Quanto à segunda questãosaber se as normas em causa estabelecem uma limitação geográfica concretamente definida - a mesma foi respondida no Acórdão recorrido em termos plausíveis e suficientemente fundamentados onde se concluiu que nem a CRP nem as leis ordinárias consagravam o direito dos alunos, ou dos seus pais, a optarem livremente por uma escola pública ou privada com garantia de gratuitidade de ensino. Com esta conclusão a questão já não é apenas a de saber o exacto alcance das normas, objecto do pedido de suspensão, mas a de saber em que medida nos contratos de associação celebrados com a recorrente, a nova lei impõe uma limitação geográfica. Portanto, questão cuja aprofundada discussão caberá ao processo principal pois só aí se poderá definir com segurança o alcance da expressão “área geográfica de implantação”, tanto mais quanto e certo que a interpretação a que aqui se chegasse não era vinculativa naquele processo. Note-se, finalmente, que o Recorrente pretende suspender a eficácia de normas, as quais, para efectivamente causarem prejuízo pressupõe actos de execução que – a ocorrerem efectivamente – podem ser impugnados (art. 52º, 2 do CPTA).
Acresce que a existência de muitos outros processos onde se discutem questões análogas não implica, por si só, a admissibilidade do recurso com vista a uma melhor interpretação e aplicação do direito. Ao contrário, significa que, pelo menos ao nível do TCA, a jurisprudência se encontra estabilizada o que, em princípio, indicia que não será necessário admitir a revista com vista a uma melhor interpretação e aplicação do direito.

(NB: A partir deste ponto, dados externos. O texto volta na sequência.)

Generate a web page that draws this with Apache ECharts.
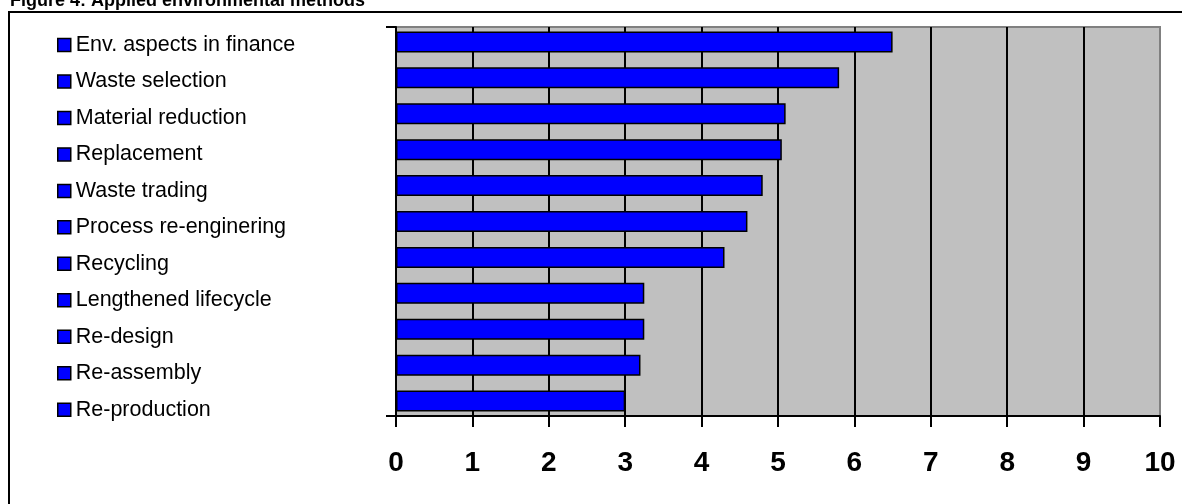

Ora, não se ignorando que os despachos ora em causa tiveram uma significativa repercussão social, importa dizer que a sua legalidade só poderá ser apreciada em toda a sua profundidade na acção principal e não no quadro cautelar onde nos encontramos.
Assim, e reiterando que se trata de decisão proferida no âmbito de um procedimento cautelar, em que o juízo veiculado se traduz numa regulação provisória e que esta, de modo algum e seja qual for o seu sentido, não compromete a apreciação da decisão a proferir no processo principal e sendo, ainda, que o acórdão aparenta cumprir os requisitos de uma adequada ponderação concluímos não estarem preenchidos os requisitos de admissão de revista.
Termos em que os Juízes que compõem este Tribunal acordam não admitir a revista.
Custas pelo recorrente.

Lisboa, 16 de Março de 2017. – Costa Reis (relator) – Madeira dos Santos – São Pedro.